[The exercise]: Print nothing but the lines from the start of the listing below through the line that contains "73, 78, 78]". Do not include the pictures.

[Data]:

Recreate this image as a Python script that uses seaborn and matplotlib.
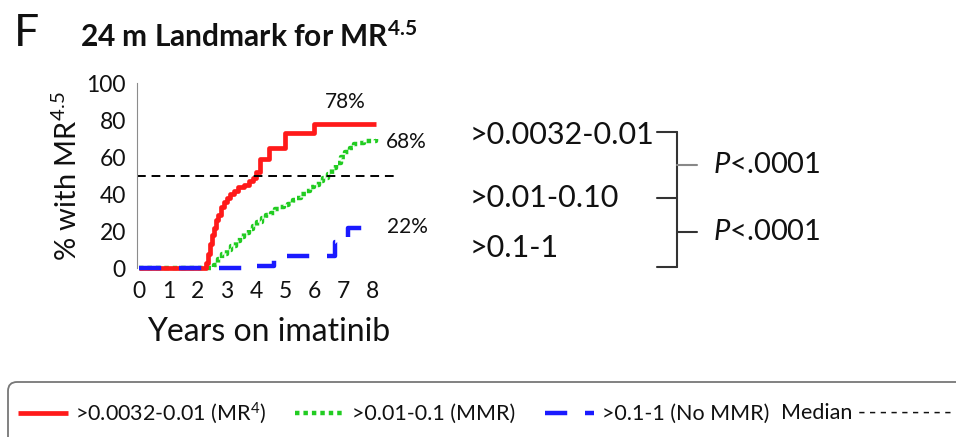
import matplotlib
matplotlib.use('Agg')
import matplotlib.pyplot as plt
from matplotlib.lines import Line2D
from matplotlib.patches import FancyBboxPatch
import seaborn as sns

# step curves (years on imatinib, % with MR4.5)
red_t = [0, 2.3, 2.35, 2.42, 2.48, 2.55, 2.62, 2.7, 2.8, 2.9, 3.0, 3.1, 3.25, 3.4, 3.6, 3.75, 3.9, 4.0, 4.15, 4.45, 5.0, 6.0, 8.1]
red_v = [0, 3, 8, 13, 18, 22, 26, 29, 33, 36, 38, 40, 42, 44, 45, 47, 49, 52, 59, 65, 73, 78, 78]

green_t = [0, 2.45, 2.55, 2.7, 2.85, 3.0, 3.15, 3.3, 3.45, 3.6, 3.75, 3.9, 4.05, 4.2, 4.35, 4.5, 4.65, 4.8,
           4.95, 5.1, 5.25, 5.4, 5.55, 5.7, 5.85, 6.0, 6.15, 6.3, 6.45, 6.6, 6.75, 6.9, 7.05, 7.2, 7.35, 7.5, 7.7, 8.1]
green_v = [0, 0, 2, 5, 8, 10, 12, 15, 17, 19, 21, 23, 25, 27, 29, 30, 32, 33,
           34, 35, 37, 38, 40, 42, 44, 45, 47, 49, 51, 54, 57, 60, 63, 65, 67, 68, 69, 70]

blue_t = [0, 4.0, 4.6, 6.7, 7.15, 8.1]
blue_v = [0, 1.5, 6.5, 14, 22, 22]

end_labels = ['78%', '68%', '22%']
end_pos = [(7.04, 90, 'center'), (8.44, 68, 'left'), (8.49, 22.5, 'left')]

groups = ['>0.0032-0.01', '>0.01-0.10', '>0.1-1']
pvals = ['$\\it{P}$<.0001', '$\\it{P}$<.0001']
legend_labels = ['>0.0032-0.01 (MR$^{\\mathregular{4}}$)', '>0.01-0.1 (MMR)', '>0.1-1 (No MMR)']
median_label = 'Median ' + '\u2009'.join(['-'] * 9)

sns.set_style('white')
plt.rcParams['font.family'] = ['Lato', 'DejaVu Sans']
plt.rcParams['mathtext.fontset'] = 'custom'
plt.rcParams['mathtext.rm'] = 'Lato'
plt.rcParams['mathtext.it'] = 'Lato:italic'
plt.rcParams['mathtext.bf'] = 'Lato:bold'

TXT = '#111111'
W, H = 956, 437
fig = plt.figure(figsize=(W / 100, H / 100), dpi=100)


def fx(px):
    return px / W


def fy(py):
    return 1 - py / H


ax = fig.add_axes([fx(137), fy(268.3), fx(399.3) - fx(137), fy(83.3) - fy(268.3)])

sns.lineplot(x=green_t, y=green_v, ax=ax, color='#22cc22', lw=3.2, drawstyle='steps-post',
             estimator=None, sort=False)
sns.lineplot(x=red_t, y=red_v, ax=ax, color='#ff1a1a', lw=3.4, drawstyle='steps-post',
             estimator=None, sort=False)
sns.lineplot(x=blue_t, y=blue_v, ax=ax, color='#1a1aff', lw=3.2, drawstyle='steps-post',
             estimator=None, sort=False)
green_line, red_line, blue_line = ax.lines[0], ax.lines[1], ax.lines[2]
green_line.set_dashes((1.0, 0.9))
blue_line.set_dashes((5, 4))
for ln in ax.lines:
    ln.set_clip_on(False)
    ln.set_solid_capstyle('butt')

ax.axhline(50, color='black', lw=1.4, dashes=(4.5, 3))

ax.set_xlim(-0.07, 8.9)
ax.set_ylim(0, 100)
ax.set_xticks(range(0, 9))
ax.set_yticks(range(0, 101, 20))
ax.tick_params(axis='both', labelsize=16.5, colors='#999999', labelcolor=TXT, length=3, width=1)
ax.tick_params(axis='x', pad=6)
ax.tick_params(axis='y', pad=5)
for s in ['top', 'right', 'bottom']:
    ax.spines[s].set_visible(False)
ax.spines['left'].set_color('#8c8c8c')
ax.set_xlabel('Years on imatinib', fontsize=23, color=TXT, labelpad=11)
ax.set_ylabel('% with MR$^{\\mathregular{4.5}}$', fontsize=21, color=TXT, labelpad=3)

for lab, (x, y, ha) in zip(end_labels, end_pos):
    ax.text(x, y, lab, fontsize=15, color=TXT, ha=ha, va='center', clip_on=False)

# panel letter and title
fig.text(fx(14), fy(33), 'F', fontsize=32, color=TXT, va='center', ha='left')
fig.text(fx(80), fy(37), '24 m Landmark for MR$^{\\mathregular{4.5}}$', fontsize=21.5,
         fontweight='bold', color=TXT, va='center', ha='left')

# group labels with comparison bracket
for lab, py in zip(groups, [135, 198, 248]):
    fig.text(fx(470), fy(py), lab, fontsize=22, color=TXT, va='center', ha='left')
br = '#333333'
segs = [((657, 677), (131.7, 131.7), br), ((677, 677), (131.7, 266.7), br),
        ((657, 677), (198.3, 198.3), br), ((657, 677), (266.7, 266.7), br),
        ((677, 697), (165, 165), '#888888'), ((677, 697), (231.7, 231.7), br)]
for xs, ys, c in segs:
    fig.add_artist(Line2D([fx(xs[0]), fx(xs[1])], [fy(ys[0]), fy(ys[1])], color=c, lw=1.5,
                          transform=fig.transFigure))
for lab, py in zip(pvals, [165, 232]):
    fig.text(fx(713), fy(py), lab, fontsize=21, color=TXT, va='center', ha='left')

# legend box at the bottom
box = FancyBboxPatch((0.08, -0.1), 9.7, 0.65, boxstyle='round,pad=0,rounding_size=0.09',
                     transform=fig.dpi_scale_trans, facecolor='white', edgecolor='#777777', lw=1.3)
fig.add_artist(box)
leg = fig.legend([red_line, green_line, blue_line], legend_labels, loc='center left',
                 bbox_to_anchor=(fx(18), fy(413)), ncol=3, frameon=False, fontsize=15.5,
                 handlelength=2.3, handletextpad=0.35, columnspacing=1.35, borderaxespad=0,
                 borderpad=0)
for t in leg.get_texts():
    t.set_color(TXT)
fig.text(fx(781), fy(413), median_label, fontsize=15.5, color=TXT, va='center', ha='left')

fig.savefig('out.png', dpi=100)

[Worked solution]:
Recreate this image as a Python script that uses seaborn and matplotlib.
import matplotlib
matplotlib.use('Agg')
import matplotlib.pyplot as plt
from matplotlib.lines import Line2D
from matplotlib.patches import FancyBboxPatch
import seaborn as sns

# step curves (years on imatinib, % with MR4.5)
red_t = [0, 2.3, 2.35, 2.42, 2.48, 2.55, 2.62, 2.7, 2.8, 2.9, 3.0, 3.1, 3.25, 3.4, 3.6, 3.75, 3.9, 4.0, 4.15, 4.45, 5.0, 6.0, 8.1]
red_v = [0, 3, 8, 13, 18, 22, 26, 29, 33, 36, 38, 40, 42, 44, 45, 47, 49, 52, 59, 65, 73, 78, 78]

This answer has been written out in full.